● **Instructions for the task**
Pictures aside, quote the whole listing exactly.

● **Data segment**
__________________________________________________
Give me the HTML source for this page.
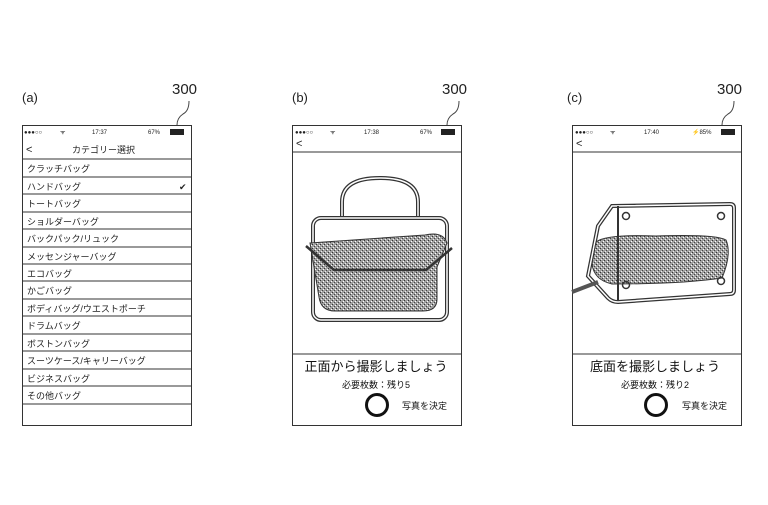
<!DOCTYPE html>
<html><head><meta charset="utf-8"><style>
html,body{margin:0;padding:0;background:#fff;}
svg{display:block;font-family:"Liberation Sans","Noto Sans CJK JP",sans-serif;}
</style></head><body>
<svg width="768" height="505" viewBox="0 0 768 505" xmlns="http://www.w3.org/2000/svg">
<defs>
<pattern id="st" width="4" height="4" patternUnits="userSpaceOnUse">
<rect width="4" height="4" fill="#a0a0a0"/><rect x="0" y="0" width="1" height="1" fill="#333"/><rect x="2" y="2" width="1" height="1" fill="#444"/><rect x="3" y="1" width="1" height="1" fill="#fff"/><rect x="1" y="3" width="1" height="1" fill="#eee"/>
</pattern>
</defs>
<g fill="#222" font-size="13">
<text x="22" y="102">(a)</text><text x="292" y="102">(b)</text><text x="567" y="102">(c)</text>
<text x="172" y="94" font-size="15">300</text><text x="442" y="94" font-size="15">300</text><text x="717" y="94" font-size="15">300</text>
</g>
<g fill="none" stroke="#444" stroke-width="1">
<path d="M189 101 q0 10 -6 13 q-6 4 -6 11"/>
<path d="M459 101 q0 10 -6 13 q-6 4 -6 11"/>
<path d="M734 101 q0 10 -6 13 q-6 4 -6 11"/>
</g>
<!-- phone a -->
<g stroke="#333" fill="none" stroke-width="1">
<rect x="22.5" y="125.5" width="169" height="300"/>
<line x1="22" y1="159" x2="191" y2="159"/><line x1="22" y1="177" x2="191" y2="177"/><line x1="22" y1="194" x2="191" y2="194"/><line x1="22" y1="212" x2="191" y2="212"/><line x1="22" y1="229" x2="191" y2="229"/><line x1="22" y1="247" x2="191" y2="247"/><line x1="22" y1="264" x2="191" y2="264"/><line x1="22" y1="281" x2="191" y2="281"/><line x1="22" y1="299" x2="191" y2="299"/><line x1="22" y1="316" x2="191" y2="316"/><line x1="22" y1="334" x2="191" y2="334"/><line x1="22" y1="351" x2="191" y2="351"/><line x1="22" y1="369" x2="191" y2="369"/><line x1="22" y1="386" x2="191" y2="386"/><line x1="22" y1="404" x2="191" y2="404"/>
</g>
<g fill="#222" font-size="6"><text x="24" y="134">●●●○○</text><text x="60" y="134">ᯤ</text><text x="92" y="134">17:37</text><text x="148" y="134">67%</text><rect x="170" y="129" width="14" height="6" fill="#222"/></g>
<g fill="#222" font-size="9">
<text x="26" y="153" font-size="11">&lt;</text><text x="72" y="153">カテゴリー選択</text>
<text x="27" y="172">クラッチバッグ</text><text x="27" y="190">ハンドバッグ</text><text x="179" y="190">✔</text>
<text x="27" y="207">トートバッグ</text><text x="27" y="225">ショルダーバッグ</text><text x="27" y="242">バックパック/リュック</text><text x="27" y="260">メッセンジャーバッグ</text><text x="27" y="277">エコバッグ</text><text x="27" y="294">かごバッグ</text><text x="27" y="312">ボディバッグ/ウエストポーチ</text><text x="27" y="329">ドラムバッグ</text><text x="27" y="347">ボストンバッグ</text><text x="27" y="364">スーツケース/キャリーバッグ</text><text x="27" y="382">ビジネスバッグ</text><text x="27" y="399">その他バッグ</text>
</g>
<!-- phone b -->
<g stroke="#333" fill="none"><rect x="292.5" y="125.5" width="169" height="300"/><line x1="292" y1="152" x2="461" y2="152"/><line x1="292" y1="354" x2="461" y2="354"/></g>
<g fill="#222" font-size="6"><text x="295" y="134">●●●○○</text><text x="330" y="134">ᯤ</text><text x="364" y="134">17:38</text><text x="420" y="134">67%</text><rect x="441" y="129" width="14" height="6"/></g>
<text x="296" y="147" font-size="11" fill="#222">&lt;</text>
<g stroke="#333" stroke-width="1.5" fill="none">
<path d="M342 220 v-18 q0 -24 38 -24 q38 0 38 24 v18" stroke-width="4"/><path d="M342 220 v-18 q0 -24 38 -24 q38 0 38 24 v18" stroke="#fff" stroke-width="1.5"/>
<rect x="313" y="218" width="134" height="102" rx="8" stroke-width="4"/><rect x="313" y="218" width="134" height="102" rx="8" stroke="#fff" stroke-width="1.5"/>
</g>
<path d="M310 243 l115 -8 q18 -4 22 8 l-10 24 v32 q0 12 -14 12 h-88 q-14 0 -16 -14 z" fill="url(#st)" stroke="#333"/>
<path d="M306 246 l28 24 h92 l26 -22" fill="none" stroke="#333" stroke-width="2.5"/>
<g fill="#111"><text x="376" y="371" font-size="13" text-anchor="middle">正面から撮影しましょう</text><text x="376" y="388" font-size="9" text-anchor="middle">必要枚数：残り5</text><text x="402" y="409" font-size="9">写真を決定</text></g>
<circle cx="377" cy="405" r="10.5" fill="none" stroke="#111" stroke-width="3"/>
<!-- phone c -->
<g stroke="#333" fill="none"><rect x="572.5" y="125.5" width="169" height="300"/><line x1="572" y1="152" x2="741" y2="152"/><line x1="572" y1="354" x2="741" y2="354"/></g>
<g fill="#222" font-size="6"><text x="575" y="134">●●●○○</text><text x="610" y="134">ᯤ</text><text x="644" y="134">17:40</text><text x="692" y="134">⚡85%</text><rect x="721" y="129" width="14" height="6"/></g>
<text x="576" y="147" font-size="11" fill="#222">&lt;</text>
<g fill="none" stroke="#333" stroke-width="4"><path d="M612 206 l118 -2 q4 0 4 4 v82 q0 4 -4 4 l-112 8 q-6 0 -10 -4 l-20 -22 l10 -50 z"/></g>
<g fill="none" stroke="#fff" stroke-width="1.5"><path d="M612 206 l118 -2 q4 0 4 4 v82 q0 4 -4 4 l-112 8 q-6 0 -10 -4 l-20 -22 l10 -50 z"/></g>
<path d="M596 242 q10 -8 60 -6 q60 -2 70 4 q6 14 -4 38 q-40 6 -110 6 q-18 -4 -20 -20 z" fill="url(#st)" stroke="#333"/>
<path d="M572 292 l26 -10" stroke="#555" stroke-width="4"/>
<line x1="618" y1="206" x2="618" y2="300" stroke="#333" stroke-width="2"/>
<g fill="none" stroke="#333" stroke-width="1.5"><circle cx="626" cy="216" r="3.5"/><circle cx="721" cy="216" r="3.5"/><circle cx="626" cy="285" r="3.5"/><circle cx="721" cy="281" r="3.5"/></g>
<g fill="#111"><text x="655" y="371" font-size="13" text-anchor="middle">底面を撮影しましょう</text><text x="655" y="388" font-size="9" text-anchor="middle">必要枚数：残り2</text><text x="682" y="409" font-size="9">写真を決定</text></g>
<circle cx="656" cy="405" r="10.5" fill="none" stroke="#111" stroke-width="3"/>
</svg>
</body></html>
__________________________________________________
● **Complete response**
Give me the HTML source for this page.
<!DOCTYPE html>
<html><head><meta charset="utf-8"><style>
html,body{margin:0;padding:0;background:#fff;}
svg{display:block;font-family:"Liberation Sans","Noto Sans CJK JP",sans-serif;}
</style></head><body>
<svg width="768" height="505" viewBox="0 0 768 505" xmlns="http://www.w3.org/2000/svg">
<defs>
<pattern id="st" width="4" height="4" patternUnits="userSpaceOnUse">
<rect width="4" height="4" fill="#a0a0a0"/><rect x="0" y="0" width="1" height="1" fill="#333"/><rect x="2" y="2" width="1" height="1" fill="#444"/><rect x="3" y="1" width="1" height="1" fill="#fff"/><rect x="1" y="3" width="1" height="1" fill="#eee"/>
</pattern>
</defs>
<g fill="#222" font-size="13">
<text x="22" y="102">(a)</text><text x="292" y="102">(b)</text><text x="567" y="102">(c)</text>
<text x="172" y="94" font-size="15">300</text><text x="442" y="94" font-size="15">300</text><text x="717" y="94" font-size="15">300</text>
</g>
<g fill="none" stroke="#444" stroke-width="1">
<path d="M189 101 q0 10 -6 13 q-6 4 -6 11"/>
<path d="M459 101 q0 10 -6 13 q-6 4 -6 11"/>
<path d="M734 101 q0 10 -6 13 q-6 4 -6 11"/>
</g>
<!-- phone a -->
<g stroke="#333" fill="none" stroke-width="1">
<rect x="22.5" y="125.5" width="169" height="300"/>
<line x1="22" y1="159" x2="191" y2="159"/><line x1="22" y1="177" x2="191" y2="177"/><line x1="22" y1="194" x2="191" y2="194"/><line x1="22" y1="212" x2="191" y2="212"/><line x1="22" y1="229" x2="191" y2="229"/><line x1="22" y1="247" x2="191" y2="247"/><line x1="22" y1="264" x2="191" y2="264"/><line x1="22" y1="281" x2="191" y2="281"/><line x1="22" y1="299" x2="191" y2="299"/><line x1="22" y1="316" x2="191" y2="316"/><line x1="22" y1="334" x2="191" y2="334"/><line x1="22" y1="351" x2="191" y2="351"/><line x1="22" y1="369" x2="191" y2="369"/><line x1="22" y1="386" x2="191" y2="386"/><line x1="22" y1="404" x2="191" y2="404"/>
</g>
<g fill="#222" font-size="6"><text x="24" y="134">●●●○○</text><text x="60" y="134">ᯤ</text><text x="92" y="134">17:37</text><text x="148" y="134">67%</text><rect x="170" y="129" width="14" height="6" fill="#222"/></g>
<g fill="#222" font-size="9">
<text x="26" y="153" font-size="11">&lt;</text><text x="72" y="153">カテゴリー選択</text>
<text x="27" y="172">クラッチバッグ</text><text x="27" y="190">ハンドバッグ</text><text x="179" y="190">✔</text>
<text x="27" y="207">トートバッグ</text><text x="27" y="225">ショルダーバッグ</text><text x="27" y="242">バックパック/リュック</text><text x="27" y="260">メッセンジャーバッグ</text><text x="27" y="277">エコバッグ</text><text x="27" y="294">かごバッグ</text><text x="27" y="312">ボディバッグ/ウエストポーチ</text><text x="27" y="329">ドラムバッグ</text><text x="27" y="347">ボストンバッグ</text><text x="27" y="364">スーツケース/キャリーバッグ</text><text x="27" y="382">ビジネスバッグ</text><text x="27" y="399">その他バッグ</text>
</g>
<!-- phone b -->
<g stroke="#333" fill="none"><rect x="292.5" y="125.5" width="169" height="300"/><line x1="292" y1="152" x2="461" y2="152"/><line x1="292" y1="354" x2="461" y2="354"/></g>
<g fill="#222" font-size="6"><text x="295" y="134">●●●○○</text><text x="330" y="134">ᯤ</text><text x="364" y="134">17:38</text><text x="420" y="134">67%</text><rect x="441" y="129" width="14" height="6"/></g>
<text x="296" y="147" font-size="11" fill="#222">&lt;</text>
<g stroke="#333" stroke-width="1.5" fill="none">
<path d="M342 220 v-18 q0 -24 38 -24 q38 0 38 24 v18" stroke-width="4"/><path d="M342 220 v-18 q0 -24 38 -24 q38 0 38 24 v18" stroke="#fff" stroke-width="1.5"/>
<rect x="313" y="218" width="134" height="102" rx="8" stroke-width="4"/><rect x="313" y="218" width="134" height="102" rx="8" stroke="#fff" stroke-width="1.5"/>
</g>
<path d="M310 243 l115 -8 q18 -4 22 8 l-10 24 v32 q0 12 -14 12 h-88 q-14 0 -16 -14 z" fill="url(#st)" stroke="#333"/>
<path d="M306 246 l28 24 h92 l26 -22" fill="none" stroke="#333" stroke-width="2.5"/>
<g fill="#111"><text x="376" y="371" font-size="13" text-anchor="middle">正面から撮影しましょう</text><text x="376" y="388" font-size="9" text-anchor="middle">必要枚数：残り5</text><text x="402" y="409" font-size="9">写真を決定</text></g>
<circle cx="377" cy="405" r="10.5" fill="none" stroke="#111" stroke-width="3"/>
<!-- phone c -->
<g stroke="#333" fill="none"><rect x="572.5" y="125.5" width="169" height="300"/><line x1="572" y1="152" x2="741" y2="152"/><line x1="572" y1="354" x2="741" y2="354"/></g>
<g fill="#222" font-size="6"><text x="575" y="134">●●●○○</text><text x="610" y="134">ᯤ</text><text x="644" y="134">17:40</text><text x="692" y="134">⚡85%</text><rect x="721" y="129" width="14" height="6"/></g>
<text x="576" y="147" font-size="11" fill="#222">&lt;</text>
<g fill="none" stroke="#333" stroke-width="4"><path d="M612 206 l118 -2 q4 0 4 4 v82 q0 4 -4 4 l-112 8 q-6 0 -10 -4 l-20 -22 l10 -50 z"/></g>
<g fill="none" stroke="#fff" stroke-width="1.5"><path d="M612 206 l118 -2 q4 0 4 4 v82 q0 4 -4 4 l-112 8 q-6 0 -10 -4 l-20 -22 l10 -50 z"/></g>
<path d="M596 242 q10 -8 60 -6 q60 -2 70 4 q6 14 -4 38 q-40 6 -110 6 q-18 -4 -20 -20 z" fill="url(#st)" stroke="#333"/>
<path d="M572 292 l26 -10" stroke="#555" stroke-width="4"/>
<line x1="618" y1="206" x2="618" y2="300" stroke="#333" stroke-width="2"/>
<g fill="none" stroke="#333" stroke-width="1.5"><circle cx="626" cy="216" r="3.5"/><circle cx="721" cy="216" r="3.5"/><circle cx="626" cy="285" r="3.5"/><circle cx="721" cy="281" r="3.5"/></g>
<g fill="#111"><text x="655" y="371" font-size="13" text-anchor="middle">底面を撮影しましょう</text><text x="655" y="388" font-size="9" text-anchor="middle">必要枚数：残り2</text><text x="682" y="409" font-size="9">写真を決定</text></g>
<circle cx="656" cy="405" r="10.5" fill="none" stroke="#111" stroke-width="3"/>
</svg>
</body></html>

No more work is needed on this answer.